Se regarder penser est une chose – me dit Herbert dans Rien dont c’est la seule action réelle, toutes les autres lui
étant subordonnées : une fiction où les actions du personnage deviennent de la fiction aux yeux même du personnage.
S’observer
penser en est une toute autre quand le texte n’est pas de fiction et
que l’auteur s’y fixe les règles les plus
tenables possibles : noter comment sur quelques secondes la pensée
se compose, les idées s’enchaînent et s’appellent à la manières des
dominos et découvrir, nous prévient Gabriel
Bergounioux (puisque c’est lui l’auteur de ces Dominos, écrits dans le prolongement de Mes nippes)
que les règles du jeu nous échappent, fixées qu’elles sont par un
maître qui nous
préexiste : le langage lui-même. Ce qui donne par exemple (j’aurais
pu choisir n’importe quel autre passage mais on comprendra que celui-ci
m’ait arrêté) :
Lundi 23 novembre 2009 8h15
15 secondes
Orléans. Au sortir du sommeil, la poursuite d’une discussion entamée en rêve.
Philippe Ségéral est en train de me démontrer qu’il en connaît plus long que moi sur quel écrivain ?
IMAGO : La façade blanche et lisse d’un immeuble percé de fenêtres polygonales : l’une présente en découpe
noire une silhouette anguleuse, entre la danseuse du paquet de Gitanes et un origami.
On a en projet de s’installer au dernier étage, le cinquième ou le sixième, je ne sais pas pourquoi.
Sur Philippe Annocque (j’ai acheté hier Monsieur Le Comte au pied de la lettre) se greffent Anopi et
Hadopi que, faute d’en retrouver la signification, je rapproche d’ADAPEIC – [l’Assiociation Départementale des Amis et Parents d’Enfants Inadaptés de la Corrèze !] suggéré
par une grève à l’Institut des Jeunes Sourds de Saint-Jean-de-la-Ruelle – et de Hannibal. Ça, ça sort tout droit d’une conversation avec Pierre sur un documentaire avec des
reconstitutions dont j’ai vu quelques minutes samedi. Un concentré de péplum.
Gabriel Bergounioux, Dominos, Champ vallon, 2014, p. 57.
Et je m’arrête là, amusé et les yeux dirigés vers l’entrée de la piscine.
Le fiston ne va pas tarder à apparaître, lui montrer ça.
Le plaisir de les voir venir de loin, lui ou son frère, hautes silhouettes toutes récentes de jeunes hommes.
Celui de l’allongement des journées, qui facilite la lecture sur ce parking mal éclairé. (Mesure d’économies : il l’était
bien autrefois.) (Et la difficulté de s’y garer en hiver, l’étroitesse des places.)
Les italiques sur mon nom : ce n’est pas moi, c’est mon nom.
Mon propre rapport complexe à cette notion de nom propre.
Quel « drôle de nom ». Réflexion de ma mère lors de sa rencontre avec mon père, mythologie familiale ; expression
reprise à son insu par Fabrice Gabriel dans les Inrockuptibles à l’occasion de la parution d’Une affaire de regard.
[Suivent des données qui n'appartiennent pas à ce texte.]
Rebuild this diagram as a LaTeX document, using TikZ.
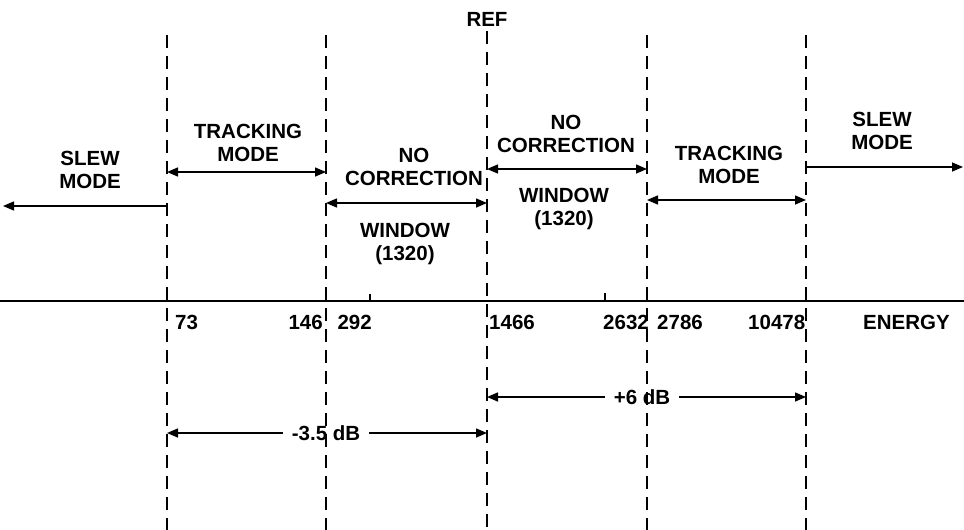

Il doit y avoir quelque chose de vrai dans cette bizarrerie –
cette bizarrerie que j’ai toujours en effet éprouvée.
La
surprise, bien sûr – elle est sûrement venue avant, impossible de
retrouver une chronologie de la pensée, je refais a
posteriori comme ça vient – de voir mon nom. Surprise relative : la
pensée m’avait traversée, sans que j’y croie, mais quand même puisque
nous nous lisons. Mais elle était complètement
passée, cette pensée, sur le parking de la piscine.
Une sorte d’indignation : tout de même, il se trompe, Gabriel. Il n’a pas pu acheter Monsieur Le Comte la veille
du 23 novembre 2009, puisque le livre n’est paru qu’en 2010. Liquide, alors ? (Mais Liquide est paru au printemps 2009, alors que Monsieur Le Comte est paru en
octobre.)
Les
yeux sont toujours posés sur l’entrée de la piscine. Et d’un coup,
cette pensée, de la complicité que j’imagine entre les
frères Bergounioux et que j’ai déjà rapprochée de celle qui unit mes
garçons ; cette amitié, principal objet de ma fierté sans savoir à quel
point les parents peuvent y être pour quelque
chose.
Voilà. Et plus tard en écrivant ce billet : prendre conscience que les mots n’ont pas besoin de notre volonté pour
vouloir dire quelque chose et que dans notre discours se
jouent essentiellement les relations entre deux volontés, celle
éminemment collective du langage commun et celle singulière de
celui qui ose tenter de s’en servir.